On Sept. 13, a smuggling attempt that originated in New Mexico resulted in a Texas Department of Public Safety chase that ended on Interstate 10 and resulted in the capture of Alfonso Guzman Intzin, a Mexican national wanted on homicide charges and failure to appear in court in Lansing, Michigan.
Earlier this summer, Homeland Security Investigations and the Chihuahua state police reported the rescue of two migrants in Santa Teresa, New Mexico, who had been beaten and burned by smugglers across the border in Juarez so they would pay a ransom. The migrants reported to U.S. authorities that others at the place they had been kept in Mexico also were being tortured and the women raped.

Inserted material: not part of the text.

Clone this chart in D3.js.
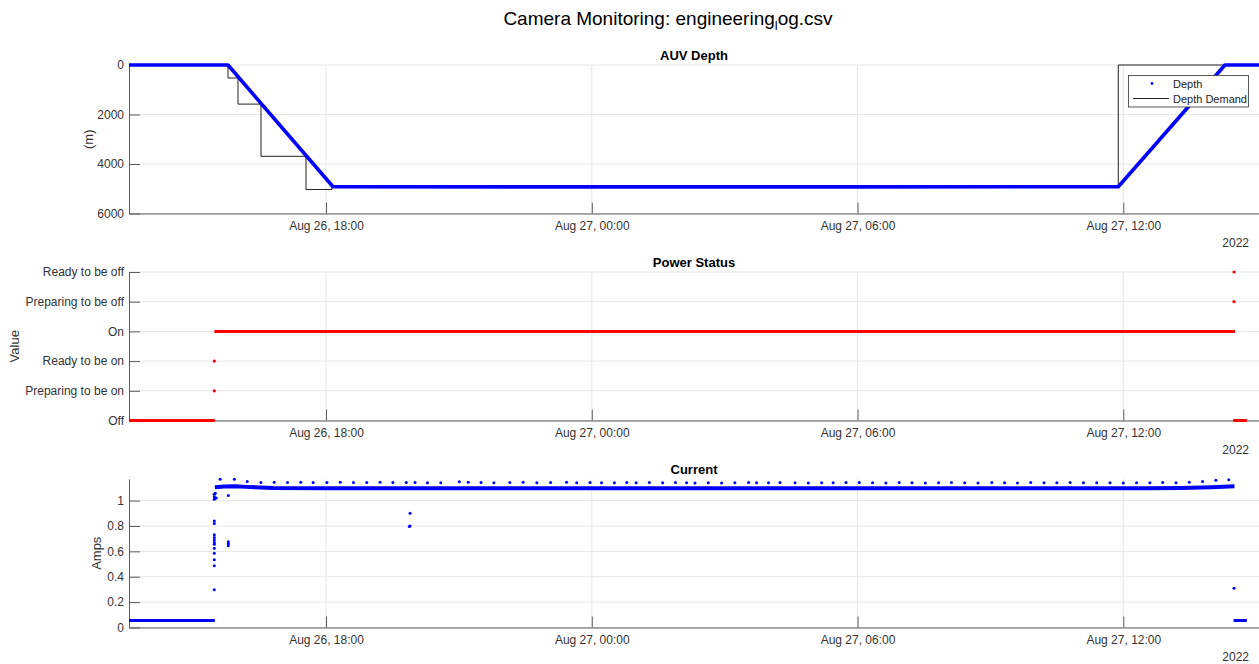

U.S. officials attributed that incident to a transnational criminal organization called La Empresa. Other alleged associates of La Empresa are being prosecuted in U.S. federal district court in connection with migrant stash houses found in Sunland Park.
In July, Border Report found various social media accounts in which Mexican smugglers “100 percent” guaranteed foreign nationals illegal entry into the United States. The smugglers posted testimonies of “satisfied” customers purportedly interviewed in El Paso safe houses.
The smugglers posted videos of associates wielding ladders atop the border wall and then walking along the sand and rock behind Mount Cristo Rey.
Border Report has since learned U.S. authorities are investigating those postings.
The desert west of Sunland Park and Santa Teresa also has claimed dozens of lives this summer — 171 at last count. This prompted CBP to deploy a surveillance aerostat in Santa Teresa capable of spotting migrants in the desert from several miles away.
A volunteer search and rescue group on Monday took Border Report on a tour of the desert near Santa Teresa where they have found 20 sites with human remains that local authorities have not picked up in almost a year.